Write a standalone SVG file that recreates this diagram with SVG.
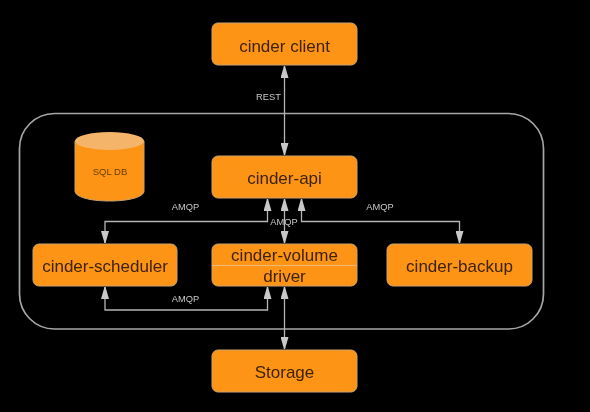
<svg xmlns="http://www.w3.org/2000/svg" width="590" height="412" viewBox="0 0 590 412">
<style>
.box{fill:#fd9412;stroke:#c9a373;stroke-width:1}
.t{font-family:"Liberation Sans",Arial,sans-serif;font-size:17px;fill:#3d2208;text-anchor:middle}
.l{font-family:"Liberation Sans",Arial,sans-serif;font-size:9.300px;fill:#c8c8c8;text-anchor:middle}
.c{fill:none;stroke:#b5b5b5;stroke-width:1.300}
</style>
<defs>
<marker id="a" viewBox="0 0 12 8" refX="12" refY="4" orient="auto-start-reverse" markerUnits="userSpaceOnUse" markerWidth="12" markerHeight="8"><path d="M0 0L12 3.500V4.500L0 8Z" fill="#c8c8c8"/></marker>
<filter id="soft" x="0" y="0" width="100%" height="100%" filterUnits="userSpaceOnUse"><feGaussianBlur stdDeviation="0.4"/></filter>
</defs>
<rect width="590" height="412" fill="#000"/>
<g filter="url(#soft)">
<rect id="boundary" x="19.500" y="113.500" width="524" height="215.500" rx="35" fill="none" stroke="#a6a6a6" stroke-width="1.700"/>
<g id="connectors">
<path class="c" d="M284.500 66V155" marker-start="url(#a)" marker-end="url(#a)"/>
<path class="c" d="M284.500 199V243" marker-start="url(#a)" marker-end="url(#a)"/>
<path class="c" d="M267.500 199V221.500H105V243" marker-start="url(#a)" marker-end="url(#a)"/>
<path class="c" d="M301.500 199V221.500H459.500V243" marker-start="url(#a)" marker-end="url(#a)"/>
<path class="c" d="M105 287V310H267.500V287" marker-start="url(#a)" marker-end="url(#a)"/>
<path class="c" d="M284.500 287V349" marker-start="url(#a)" marker-end="url(#a)"/>
</g>
<g id="labels">
<text class="l" x="268.500" y="100">REST</text>
<text class="l" x="185.500" y="210">AMQP</text>
<text class="l" x="284" y="225">AMQP</text>
<text class="l" x="380" y="210">AMQP</text>
<text class="l" x="185.500" y="302">AMQP</text>
</g>
<g id="cinder-client"><rect class="box" x="212" y="23" width="145" height="42" rx="6"/><text class="t" x="284.500" y="51.500">cinder client</text></g>
<g id="cinder-api"><rect class="box" x="212" y="156" width="145" height="42" rx="6"/><text class="t" x="284.500" y="184">cinder-api</text></g>
<g id="cinder-scheduler"><rect class="box" x="33" y="244" width="144" height="42" rx="6"/><text class="t" x="105" y="272">cinder-scheduler</text></g>
<g id="cinder-volume"><rect class="box" x="212" y="244" width="145" height="42" rx="6"/><path d="M212 265.500H357" stroke="#f0b878" stroke-width="1" fill="none"/><text class="t" x="284.500" y="260.500">cinder-volume</text><text class="t" x="284.500" y="282">driver</text></g>
<g id="cinder-backup"><rect class="box" x="387" y="244" width="145" height="42" rx="6"/><text class="t" x="459.500" y="272">cinder-backup</text></g>
<g id="storage"><rect class="box" x="212" y="350" width="145" height="42" rx="6"/><text class="t" x="284.500" y="378">Storage</text></g>
<g id="sql-db">
<path d="M75 141V191C75 197 90 201 109.500 201S144 197 144 191V141Z" fill="#fd9412" stroke="#c9a373"/>
<ellipse cx="109.500" cy="141" rx="34.500" ry="9" fill="#f4b56a"/>
<text x="110" y="174.500" font-family="'Liberation Sans',Arial,sans-serif" font-size="9.500" fill="#6a3d10" text-anchor="middle">SQL DB</text>
</g>
</g>
</svg>
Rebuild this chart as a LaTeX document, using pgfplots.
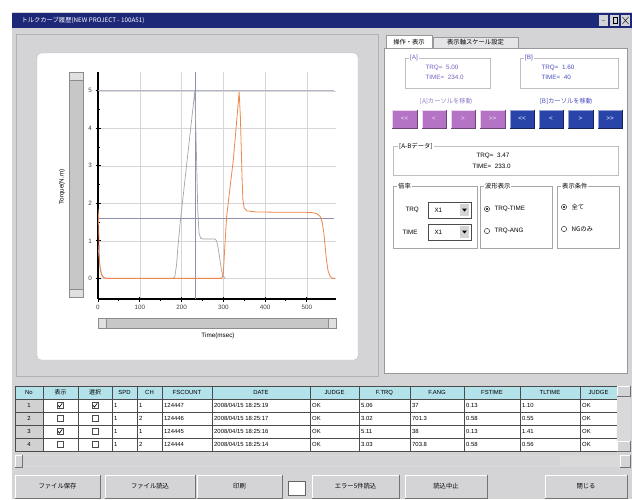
\documentclass[border=0pt]{standalone}
\usepackage{pgfplots}
\pgfplotsset{compat=1.18}
\usepackage{fontspec}
\setmainfont{Liberation Sans}
\newfontfamily\jp{Noto Sans CJK JP}
\definecolor{wingrey}{HTML}{D4D4D6}
\definecolor{navy}{HTML}{1E2878}
\definecolor{gridc}{HTML}{D6D6D6}
\definecolor{cursor}{HTML}{8C92AC}
\definecolor{limitc}{HTML}{B4B8C8}
\definecolor{orangec}{HTML}{F0874A}
\definecolor{grayc}{HTML}{A4A4AC}
\definecolor{purp}{HTML}{B473C4}
\definecolor{bluebtn}{HTML}{2844A8}
\definecolor{atext}{HTML}{7A5CC0}
\definecolor{btext}{HTML}{4A4EC0}
\definecolor{hdr}{HTML}{B4E2EA}
\newcommand\ui{\fontsize{6.3}{7.3}\selectfont}
\newcommand\uis{\fontsize{5.9}{6.9}\selectfont}
\newcommand{\btn}[5]{%
  \fill[wingrey] (#1,#2) rectangle (#3,#4);
  \draw[white,line width=0.6pt] (#1,#4) -- (#1,#2) -- (#3,#2);
  \draw[black!55,line width=0.6pt] (#1,#4) -- (#3,#4) -- (#3,#2);
  \node[font=\ui\jp] at ({(#1+#3)/2},{(#2+#4)/2}) {#5};}
\newcommand{\cbox}[2]{\draw[fill=white,draw=black!70,line width=0.4pt] (#1-3,#2-3) rectangle (#1+3,#2+3);}
\newcommand{\chk}[2]{\cbox{#1}{#2}\draw[line width=0.6pt] (#1-2,#2-0.3) -- (#1-0.6,#2+1.7) -- (#1+2.2,#2-2.2);}
\newcommand{\cell}[3]{\node[anchor=west,font=\uis,inner sep=0pt] at (#1+2,#2) {#3};}
\newcommand{\grp}[5]{%
  \draw[black!35,line width=0.5pt] (#1,#2) rectangle (#3,#4);
  \node[anchor=west,fill=white,font=\ui\jp,inner sep=1pt] at (#1+4,#2) {#5};}
\begin{document}
\begin{tikzpicture}
\path[use as bounding box] (0pt,0pt) rectangle (632pt,-499pt);
\begin{scope}[x=1pt,y=-1pt]
% window
\fill[white] (0,0) rectangle (632,499);
\fill[wingrey] (12,12) rectangle (632,499);
\fill[navy] (12,13) rectangle (632,28);
\node[anchor=west,text=white,font=\ui\jp] at (18,20.5) {トルクカーブ履歴(NEW PROJECT - 100A51)};
\foreach \bx in {599,610,621}{\fill[wingrey] (\bx,15) rectangle (\bx+9,26);}
\node[font=\fontsize{5}{5}\selectfont] at (603.5,20.5) {\_};
\draw (613,17.5) rectangle (617,23.5);
\draw (622.5,17) -- (628.5,24) (622.5,24) -- (628.5,17);
% left chart panel
\draw[black!30] (16,34) rectangle (378,376);
\fill[white,rounded corners=4pt] (37,53) rectangle (358,360);
\draw[black!25,rounded corners=4pt] (37,53) rectangle (358,360);
% scrollbars
\fill[black!22] (69,72) rectangle (83,297);
\draw[black!45] (69,72) rectangle (83,297);
\fill[black!12] (69,72) rectangle (83,80); \draw[black!45] (69,72) rectangle (83,80);
\fill[black!12] (69,289) rectangle (83,297); \draw[black!45] (69,289) rectangle (83,297);
\fill[black!22] (98,318) rectangle (336,328);
\draw[black!45] (98,318) rectangle (336,328);
\fill[black!12] (98,318) rectangle (106,328); \draw[black!45] (98,318) rectangle (106,328);
\fill[black!12] (328,318) rectangle (336,328); \draw[black!45] (328,318) rectangle (336,328);
% right panel
\fill[white] (384,48) rectangle (627,373);
\draw[black!40] (384,48) rectangle (627,373);
\fill[white] (386,35) rectangle (432,48);
\draw[black!40] (386,48) -- (386,35) -- (432,35) -- (432,48);
\fill[wingrey!60] (433,37) rectangle (518,48);
\draw[black!40] (433,48) -- (433,37) -- (518,37) -- (518,48);
\node[font=\ui\jp] at (409,42) {操作・表示};
\node[font=\ui\jp] at (475.5,42.5) {表示軸スケール設定};
% A / B boxes
\draw[black!25] (405,58) rectangle (490,88);
\node[anchor=west,fill=white,inner sep=1pt,font=\ui,text=atext] at (409,58) {[A]};
\node[anchor=west,font=\ui,text=atext] at (422,68) {TRQ= \ 5.00};
\node[anchor=west,font=\ui,text=atext] at (422,77.5) {TIME= \ 234.0};
\draw[black!25] (520,58) rectangle (618,88);
\node[anchor=west,fill=white,inner sep=1pt,font=\ui,text=btext] at (524,58) {[B]};
\node[anchor=west,font=\ui,text=btext] at (538,68) {TRQ= \ 1.60};
\node[anchor=west,font=\ui,text=btext] at (538,77.5) {TIME= \ 40};
\node[font=\ui\jp,text=atext!80] at (446,101) {[A]カーソルを移動};
\node[font=\ui\jp,text=btext] at (566,101) {[B]カーソルを移動};
\foreach \a/\b/\t in {392/417/{{<}{<}},422/446/{<},451/475/{>},480/505/{{>}{>}}}{
  \fill[purp] (\a,110) rectangle (\b,128);
  \draw[white!70!purp] (\a,128) -- (\a,110) -- (\b,110);
  \draw[purp!60!black] (\a,128) -- (\b,128) -- (\b,110);
  \node[font=\ui,text=white!85!purp] at ({(\a+\b)/2},119) {\t};}
\foreach \a/\b/\t in {510/534/{{<}{<}},539/563/{<},568/593/{>},598/622/{{>}{>}}}{
  \fill[bluebtn] (\a,110) rectangle (\b,128);
  \draw[white!50!bluebtn] (\a,128) -- (\a,110) -- (\b,110);
  \draw[bluebtn!50!black] (\a,128) -- (\b,128) -- (\b,110);
  \node[font=\ui,text=white] at ({(\a+\b)/2},119) {\t};}
% A-B data
\draw[black!25] (393,146) rectangle (618,175);
\node[anchor=west,fill=white,inner sep=1pt,font=\ui\jp] at (398,146) {[A-Bデータ]};
\node[anchor=west,font=\ui] at (473,156) {TRQ= \ 3.47};
\node[anchor=west,font=\ui] at (469,166) {TIME= \ 233.0};
% groups
\grp{393}{186}{477}{248}{倍率}
\grp{480}{186}{552}{248}{波形表示}
\grp{557}{186}{619}{248}{表示条件}
\node[anchor=west,font=\ui] at (402,210) {TRQ};
\node[anchor=west,font=\ui] at (399,232) {TIME};
\foreach \yy in {210,232}{
  \draw[fill=white,draw=black!70] (428,\yy-8) rectangle (471,\yy+8);
  \node[anchor=west,font=\ui] at (431,\yy) {X1};
  \fill[wingrey] (460,\yy-6) rectangle (469,\yy+6);
  \fill (462,\yy-1.5) -- (467,\yy-1.5) -- (464.5,\yy+1.5) -- cycle;}
\draw[fill=white] (487,209) circle (2.6); \fill (487,209) circle (1.2);
\node[anchor=west,font=\ui] at (491,209) {TRQ-TIME};
\draw[fill=white] (487,231) circle (2.6);
\node[anchor=west,font=\ui] at (491,231) {TRQ-ANG};
\draw[fill=white] (564,207) circle (2.6); \fill (564,207) circle (1.2);
\node[anchor=west,font=\ui\jp] at (568,207) {全て};
\draw[fill=white] (564,229) circle (2.6);
\node[anchor=west,font=\ui\jp] at (568,229) {NGのみ};
% table
\fill[white] (15,386) rectangle (617,451);
\fill[hdr] (15,386) rectangle (617,399);
\fill[black!18] (15,399) rectangle (43,451);
\foreach \xx in {15,43,78,112,137,162,212,310,359,410,464,520,580,617}{\draw[black!70,line width=0.5pt] (\xx,386) -- (\xx,451);}
\foreach \yy in {386,399,412,425,438,451}{\draw[black!70,line width=0.5pt] (15,\yy) -- (617,\yy);}
\foreach \a/\b/\t in {15/43/No,43/78/{\jp 表示},78/112/{\jp 選択},112/137/SPD,137/162/CH,162/212/FSCOUNT,212/310/DATE,310/359/JUDGE,359/410/F.TRQ,410/464/F.ANG,464/520/FSTIME,520/580/TLTIME,580/617/JUDGE}{
  \node[font=\uis] at ({(\a+\b)/2},392.5) {\t};}
\foreach \n/\yy in {1/405.5,2/418.5,3/431.5,4/444.5}{\node[font=\uis] at (29,\yy) {\n};}
\chk{60}{405.5}\chk{95}{405.5}
\cbox{60}{418.5}\cbox{95}{418.5}
\chk{60}{431.5}\cbox{95}{431.5}
\cbox{60}{444.5}\cbox{95}{444.5}
\foreach \yy/\c/\f/\d/\tq/\an/\fs/\tl in {405.5/1/124447/2008\slash 04\slash 15 18:25:19/5.06/37/0.13/1.10,
   418.5/2/124446/2008\slash 04\slash 15 18:25:17/3.02/701.3/0.58/0.55,
   431.5/1/124445/2008\slash 04\slash 15 18:25:16/5.11/38/0.13/1.41,
   444.5/2/124444/2008\slash 04\slash 15 18:25:14/3.03/703.8/0.58/0.56}{
  \cell{112}{\yy}{1}\cell{137}{\yy}{\c}\cell{162}{\yy}{\f}\cell{212}{\yy}{\d}
  \cell{310}{\yy}{OK}\cell{359}{\yy}{\tq}\cell{410}{\yy}{\an}\cell{464}{\yy}{\fs}
  \cell{520}{\yy}{\tl}\cell{580}{\yy}{OK}}
\fill[black!15] (617,386) rectangle (630,451);
\btn{617}{386}{630}{396}{}\btn{617}{441}{630}{451}{}
\fill[black!15] (15,455) rectangle (630,467);
\fill[wingrey] (22,456) rectangle (560,466);
\btn{15}{455}{22}{467}{}\btn{620}{455}{630}{467}{}
% buttons
\btn{15}{475}{100}{498}{ファイル保存}
\btn{105}{475}{195}{498}{ファイル読込}
\btn{197}{475}{282}{498}{印刷}
\draw[fill=white,draw=black!60] (288,481) rectangle (305,495);
\btn{312}{475}{399}{498}{エラー5件読込}
\btn{405}{475}{487}{498}{読込中止}
\btn{545}{475}{627}{498}{閉じる}
\end{scope}
\begin{axis}[
  at={(98pt,-299pt)}, anchor=south west,
  scale only axis, width=238pt, height=227pt,
  xmin=0, xmax=570, ymin=-0.55, ymax=5.5,
  axis x line=bottom, axis y line=left,
  axis line style={-, line width=1.1pt, black},
  xtick={0,100,...,500}, ytick={0,1,...,5},
  minor x tick num=1, minor y tick num=1,
  tick align=center, major tick length=5pt, minor tick length=3pt,
  tick style={black, line width=0.8pt},
  every tick label/.append style={font=\fontsize{6.3}{7}\selectfont, text=black!75},
  /pgf/number format/assume math mode=true,
  grid=major, major grid style={gridc, line width=0.4pt},
]
\addplot[limitc, line width=0.6pt] coordinates {(0,5) (565,5)};
\addplot[cursor, line width=0.6pt] coordinates {(0,1.6) (565,1.6)};
\addplot[cursor, line width=0.6pt] coordinates {(234,-0.55) (234,5.5)};
\addplot[grayc, line width=0.7pt] coordinates {
(0,0.9) (2,0.6) (5,0.3) (9,0.1) (14,0.02) (20,0) (180,0) (184,0.05) (188,0.35)
(192,0.9) (197,1.5) (205,2.3) (215,3.3) (224,4.2) (232,5.0) (236,3.2) (239,1.8)
(242,1.2) (246,1.07) (252,1.05) (280,1.05) (284,1.0) (288,0.8) (292,0.5) (296,0.2)
(300,0.05) (305,0)};
\addplot[orangec, line width=0.8pt] coordinates {
(0,1.85) (1,1.7) (2,1.2) (3,0.7) (4,0.4) (6,0.2) (9,0.08) (14,0.02) (20,0) (296,0)
(300,0.1) (304,0.9) (308,1.64) (316,2.4) (324,3.15) (331,4.05) (338,4.97) (341,4.3)
(343,3.5) (345,2.7) (347,2.1) (350,1.88) (356,1.8) (380,1.77) (450,1.76) (500,1.76)
(515,1.75) (525,1.72) (532,1.65) (537,1.5) (541,1.2) (544,0.85) (547,0.5) (551,0.2)
(556,0.05) (562,0) (568,0)};
\end{axis}
\begin{scope}[x=1pt,y=-1pt]
\node[rotate=90,font=\ui] at (62,187) {Torque(N.m)};
\node[font=\ui] at (218,336) {Time(msec)};
\end{scope}
\end{tikzpicture}
\end{document}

·····

▶ Exercise objective
Pick out the lines above that hold the string "this" and show them.

▶ Result
Write a standalone SVG file that recreates this diagram with SVG.
Rebuild this chart as a LaTeX document, using pgfplots.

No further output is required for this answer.